Tshisekedi accuse le Rwanda de piller les ressources de la RDC, et plusieurs rapports de l’ONU affirment que le Rwanda utilise le groupe M23 comme moyen d’extraire puis d’exporter des minéraux. Le Rwanda nie ces allégations et affirme que son intérêt premier dans l’est de la RDC est d’éradiquer les combattants liés au génocide de 1994.
Le gouvernement américain a également fait part de ses inquiétudes quant au fait que des groupes armés profitent du commerce illégal de minéraux congolais, notamment d’or et de tantale. « Des quantités importantes » de minéraux congolais sont transportées par des négociants, soutenus par des groupes armés et des services de sécurité, vers le Rwanda et l’Ouganda, où elles sont vendues à des acheteurs internationaux, a déclaré l’ambassade des États-Unis en RDC. « Dans de nombreux cas, ces minerais profitent directement ou indirectement à des groupes armés », a-t-il déclaré.
L’ONU a déclaré que le Rwanda avait « un contrôle de fait » sur les rebelles du M23, qui sont bien équipés et bien entraînés.
Hilde Vautmans, une députée libérale belge qui dirige la délégation UE-Afrique du Parlement européen, a soutenu les appels à la suspension de l’accord. « Étant donné les preuves accablantes que le Rwanda est impliqué dans le soutien aux rebelles du M23 dans l’est du Congo, il est impératif que l’UE prenne des mesures urgentes », a-t-elle déclaré, énumérant des sanctions ciblées, un gel de l’aide au développement de l’UE et la suspension immédiate du protocole d’accord.

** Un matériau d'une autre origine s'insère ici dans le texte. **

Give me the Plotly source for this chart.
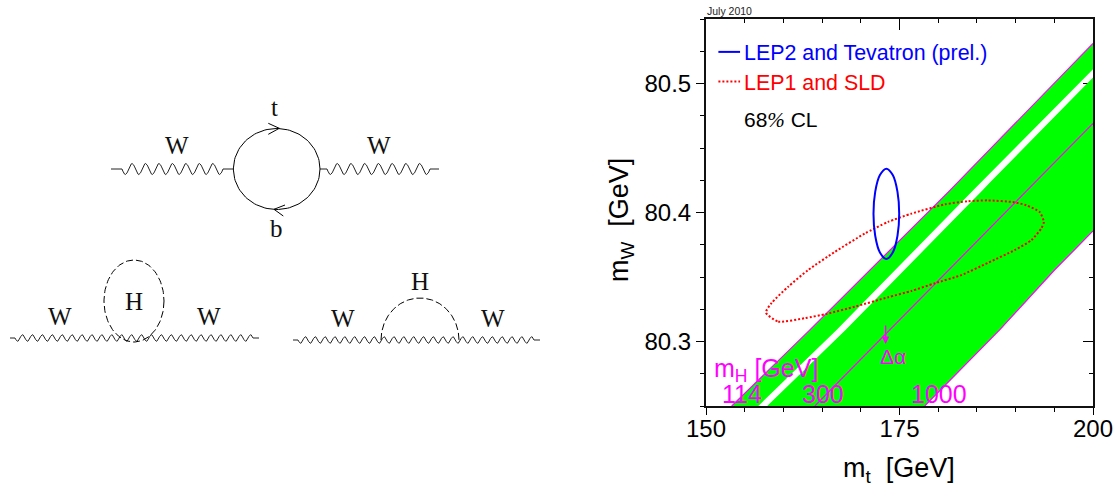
import numpy as np
import plotly.graph_objects as go

# ---- right panel data (mt in GeV, mW in GeV) ----
edge114_mt = [153.32, 163.42, 181.48, 186.65, 200.0]
edge114_mw = [80.25, 80.309, 80.417, 80.449, 80.531]
gap_low_mt = [156.75, 166.86, 184.49, 186.65, 200.0]
gap_low_mw = [80.25, 80.309, 80.417, 80.4305, 80.511]
gap_high_mt = [157.91, 168.03, 185.7, 186.65, 200.0]
gap_high_mw = [80.25, 80.309, 80.417, 80.423, 80.5046]
edge300_mt = [164.06, 173.74, 186.65, 191.55, 200.0]
edge300_mw = [80.25, 80.309, 80.387, 80.417, 80.469]
edge1000_mt = [178.26, 187.94, 195.03, 197.61, 200.0]
edge1000_mw = [80.25, 80.309, 80.3554, 80.3708, 80.3857]

lep2_mt = [174.96, 174.74, 174.13, 173.3, 172.47, 171.86, 171.64, 171.86, 172.47, 173.3, 174.13, 174.74, 174.96]
lep2_mw = [80.399, 80.416, 80.429, 80.434, 80.429, 80.416, 80.399, 80.382, 80.369, 80.364, 80.369, 80.382, 80.399]

lep1_mt = [157.74, 159.33, 162.77, 165.57, 169.23, 173.52, 176.54, 179.55, 182.99, 186.43, 189.87, 192.03, 193.32,
           193.65, 193.10, 191.38, 189.87, 186.43, 183.85, 180.84, 176.54, 173.52, 170.52, 166.65, 163.2, 160.62,
           158.48, 157.74]
lep1_mw = [80.3224, 80.3154, 80.3181, 80.3214, 80.327, 80.3343, 80.3392, 80.3451, 80.3515, 80.361, 80.3708, 80.3785,
           80.3876, 80.3927, 80.4004, 80.4056, 80.4079, 80.4094, 80.4087, 80.4063, 80.3991, 80.3927, 80.3837, 80.3695,
           80.3554, 80.3425, 80.3299, 80.3224]

x_major = [150, 175, 200]
y_major = [80.3, 80.4, 80.5]

GREEN = "#00ff00"
MAG = "#ff00ff"
EDGE = "#ff00ff"
SANS = "Liberation Sans, Arial, sans-serif"
SERIF = "Liberation Serif, Times New Roman, serif"

fig = go.Figure()


def main_trace(x, y, **kw):
    fig.add_trace(go.Scatter(x=x, y=y, xaxis="x2", yaxis="y2", showlegend=False, hoverinfo="skip", **kw))


# anchor trace for the inward tick axes
fig.add_trace(go.Scatter(x=[175], y=[80.4], mode="markers", marker=dict(opacity=0), showlegend=False,
                         hoverinfo="skip"))

main_trace(edge114_mt + gap_low_mt[::-1], edge114_mw + gap_low_mw[::-1], mode="lines", fill="toself",
           fillcolor=GREEN, line=dict(width=0))
main_trace(gap_high_mt + edge1000_mt[::-1], gap_high_mw + edge1000_mw[::-1], mode="lines", fill="toself",
           fillcolor=GREEN, line=dict(width=0))
for ex, ey in [(edge114_mt, edge114_mw), (edge300_mt, edge300_mw), (edge1000_mt, edge1000_mw)]:
    main_trace(ex, ey, mode="lines", line=dict(color=EDGE, width=1.2))
main_trace(lep1_mt, lep1_mw, mode="lines", line=dict(color="#ff0000", width=2, dash="2px,2px", shape="spline", smoothing=0.6))
main_trace(lep2_mt, lep2_mw, mode="lines", line=dict(color="#0000ff", width=2, shape="spline", smoothing=1))
main_trace([151.6, 154.4], [80.5245, 80.5245], mode="lines", line=dict(color="#0000ff", width=2))
main_trace([151.6, 154.4], [80.5015, 80.5015], mode="lines", line=dict(color="#ff0000", width=2, dash="2px,2px"))

# ---- left panel: Feynman diagrams, on an axis of their own ----
TOP_Y = 169
LOW_Y_A = 338
LOW_Y_B = 340


def diagram(x, y, color="black", width=1, dash=None):
    fig.add_trace(go.Scatter(x=x, y=y, xaxis="x3", yaxis="y3", mode="lines", showlegend=False, hoverinfo="skip",
                             line=dict(color=color, width=width, dash=dash)))


def wiggle(x0, x1, y, periods, amp, lead=0.0, tail=0.0):
    t = np.linspace(0, 1, int(periods * 16) + 1)
    xs = x0 + lead + (x1 - x0 - lead - tail) * t
    ys = y + amp * np.sin(2 * np.pi * periods * t)
    diagram([x0] + xs.tolist() + [x1], [y] + ys.tolist() + [y], color="#222222", width=1)


def ellipse(cx, cy, rx, ry, a0=0.0, a1=2 * np.pi, dash=None):
    a = np.linspace(a0, a1, 120)
    diagram((cx + rx * np.cos(a)).tolist(), (cy + ry * np.sin(a)).tolist(), dash=dash)


wiggle(111, 233, TOP_Y, 7.5, 5.5, 11, 10)
wiggle(320, 439, TOP_Y, 7.5, 5.5, 7, 9)
ellipse(276.7, TOP_Y, 43.3, 40.5)
diagram([268.3, 279.3, 268.3], [123.3, 128.3, 134.3])
diagram([285, 274, 283.3], [205, 209.3, 216])

wiggle(10, 259, LOW_Y_A, 24, 3.3, 5, 6)
ellipse(134, 301, 30, 41, dash="7px,3px")
wiggle(293, 540, LOW_Y_B, 24, 3.3, 5, 6)
ellipse(420, LOW_Y_B, 39, 42, np.pi, 2 * np.pi, dash="7px,3px")

diagram_labels = [("W", 176.7, 145.7), ("W", 379, 145.7), ("t", 274, 107), ("b", 276.7, 228.3),
                  ("W", 60, 316), ("H", 134, 301), ("W", 209, 316),
                  ("W", 343, 318), ("H", 420, 281), ("W", 493, 318)]
annotations = [dict(text=t, x=x, y=y, xref="x3", yref="y3", showarrow=False, xanchor="center", yanchor="middle",
                    font=dict(family=SERIF, size=25, color="#111111")) for t, x, y in diagram_labels]


def note(text, x, y, size, color, anchor="left"):
    annotations.append(dict(text=text, x=x, y=y, xref="x2", yref="y2", showarrow=False, xanchor=anchor,
                            yanchor="middle", font=dict(family=SANS, size=size, color=color)))


note("LEP2 and Tevatron (prel.)", 154.65, 80.5235, 21.4, "#0000ff")
note("LEP1 and SLD", 154.65, 80.5005, 21.4, "#ff0000")
note('68<span style="font-family:Liberation Serif"><i>%</i></span> CL', 154.65, 80.4715, 21, "#000000")
note("m<sub>H</sub> [GeV]", 150.8, 80.278, 25, MAG)
note("114", 151.8, 80.2595, 25, MAG)
note("300", 162.2, 80.2595, 25, MAG)
note("1000", 176.2, 80.2595, 25, MAG)
note("Δα", 172.2, 80.288, 21, MAG)
annotations.append(dict(text="", x=173.2, y=80.298, ax=173.2, ay=80.3135, xref="x2", yref="y2", axref="x2", ayref="y2",
                        showarrow=True, arrowhead=2, arrowsize=1, arrowwidth=1.5, arrowcolor=MAG))
# paper-placed texts
annotations.append(dict(text="July 2010", x=705 / 1119, y=1 - 11 / 490, xref="paper", yref="paper", xanchor="left",
                        yanchor="middle", showarrow=False, font=dict(family=SANS, size=10.5, color="#222222")))
annotations.append(dict(text="m<sub>t</sub>\u00a0\u00a0[GeV]", x=899 / 1119, y=1 - 470 / 490, xref="paper", yref="paper",
                        xanchor="center", yanchor="middle", showarrow=False,
                        font=dict(family=SANS, size=27, color="black")))
annotations.append(dict(text="m<sub>W</sub>\u00a0\u00a0[GeV]", x=621 / 1119, y=1 - 220 / 490, xref="paper", yref="paper",
                        xanchor="center", yanchor="middle", textangle=-90, showarrow=False,
                        font=dict(family=SANS, size=27, color="black")))

dom_x = [706 / 1119, 1093 / 1119]
dom_y = [1 - 406 / 490, 1 - 19 / 490]
xr = [150, 200]
yr = [80.25, 80.55]

fig.update_layout(
    width=1119, height=490, margin=dict(l=0, r=0, t=0, b=0, autoexpand=False), paper_bgcolor="white", plot_bgcolor="white",
    showlegend=False, annotations=annotations,
    # inward ticks on the top and right, painted under the green band
    xaxis=dict(domain=dom_x, range=xr, side="top", anchor="y", showgrid=False, zeroline=False, showticklabels=False,
               ticks="inside", ticklen=11, tickwidth=1, tickcolor="black", tickvals=x_major, layer="below traces",
               showline=False, minor=dict(dtick=5, tick0=150, ticks="inside", ticklen=4, tickwidth=1, tickcolor="black", showgrid=False)),
    yaxis=dict(domain=dom_y, range=yr, side="right", anchor="x", showgrid=False, zeroline=False, showticklabels=False,
               ticks="inside", ticklen=10, tickwidth=1, tickcolor="black", tickvals=y_major, layer="below traces",
               showline=False, minor=dict(dtick=0.025, tick0=80.25, ticks="inside", ticklen=4, tickwidth=1, tickcolor="black", showgrid=False)),
    xaxis2=dict(domain=dom_x, range=xr, overlaying="x", side="bottom", anchor="y2", showgrid=False, zeroline=False,
                ticks="outside", ticklen=7, tickwidth=1, tickcolor="black", tickvals=x_major,
                ticktext=[str(v) for v in x_major], showline=True, mirror=True, linecolor="#111111", linewidth=2,
                tickfont=dict(family=SANS, size=24, color="black"), ticklabelstandoff=-7,
                minor=dict(dtick=5, tick0=150, ticks="outside", ticklen=4, tickwidth=1, tickcolor="black", showgrid=False)),
    yaxis2=dict(domain=dom_y, range=yr, overlaying="y", side="left", anchor="x2", showgrid=False, zeroline=False,
                ticks="outside", ticklen=8, tickwidth=1, tickcolor="black", tickvals=y_major,
                ticktext=[f"{v:.1f}" for v in y_major], showline=True, mirror=True, linecolor="#111111", linewidth=2,
                tickfont=dict(family=SANS, size=24, color="black"),
                minor=dict(dtick=0.025, tick0=80.25, ticks="outside", ticklen=4, tickwidth=1, tickcolor="black", showgrid=False)),
    xaxis3=dict(domain=[0, 0.6], range=[0, 671.4], anchor="y3", visible=False, fixedrange=True),
    yaxis3=dict(domain=[0, 1], range=[490, 0], anchor="x3", visible=False, fixedrange=True),
)

fig.write_html("out.html", config=dict(displayModeBar=False), post_script="document.body.style.margin='0';")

Quinze autres députés – Verts, libéraux et de gauche – ont formulé la même demande de suspension de l’accord de l’UE. Le protocole d’accord, ont-ils écrit dans une lettre récente, ne tient pas compte du rôle du Rwanda dans l’est de la RDC et « accorde de manière injustifiable une légitimité internationale au régime rwandais ».